Micromagnetic Exchange Field Calculations for Unstructured Meshes

Abstract

Micromagnetic simulations are employed for predicting the behavior of magnetic materials from their microscopic properties, using the Landau-Lifshitz-Gilbert Equation dM / dt = - γ M × Heff - γ α (M × (M × Heff)) / Ms, with magnetization M, gyromagnetic ratio γ, dampening coefficient α and effective field Heff, Heff = Hexch + Hdem + Hext + Hanis. Here Hexch is the exchange field, Hdem the demagnetization field, Hext an applied field and Hanis the anisotropy field. By far the most time consuming part of these calculations consists of calculating the demagnetization field, Hdem.

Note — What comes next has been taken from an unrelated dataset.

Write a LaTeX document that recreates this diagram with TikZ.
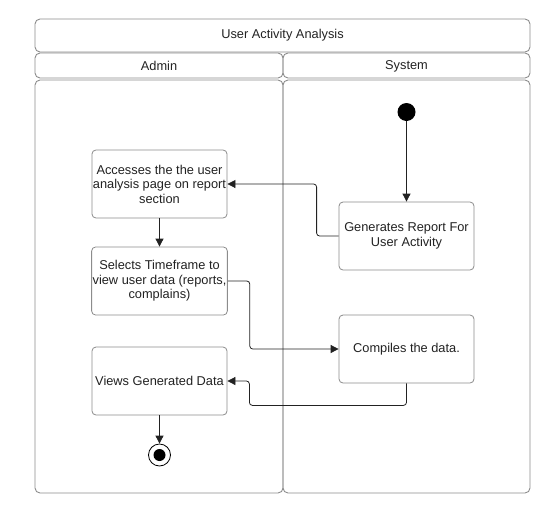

Standard approaches compute Hdem as the convolution of magnetization with the dipolar interaction kernel using fast-Fourier transforms[1][2][3]. The framework MagTense[4], by contrast, calculates the demagnetization field analytically from a mesh of computational elements, which can be prisms[5] or tetrahedrons[6], as shown in Fig. 1. Such unstructured grids present new challenges for computing the differential operator in the exchange field Hexch. Here we investigate differential operators on general unstructured polyhedral meshes[7] and apply them to the micromagnetics standard problems[8] using MagTense. Specifically, we employ a weighted least squares interpolation[9] and a potentially novel method for calculating the Laplacian directly. The results are analyzed in terms of accuracy and speed and compared to those obtained with prism meshes.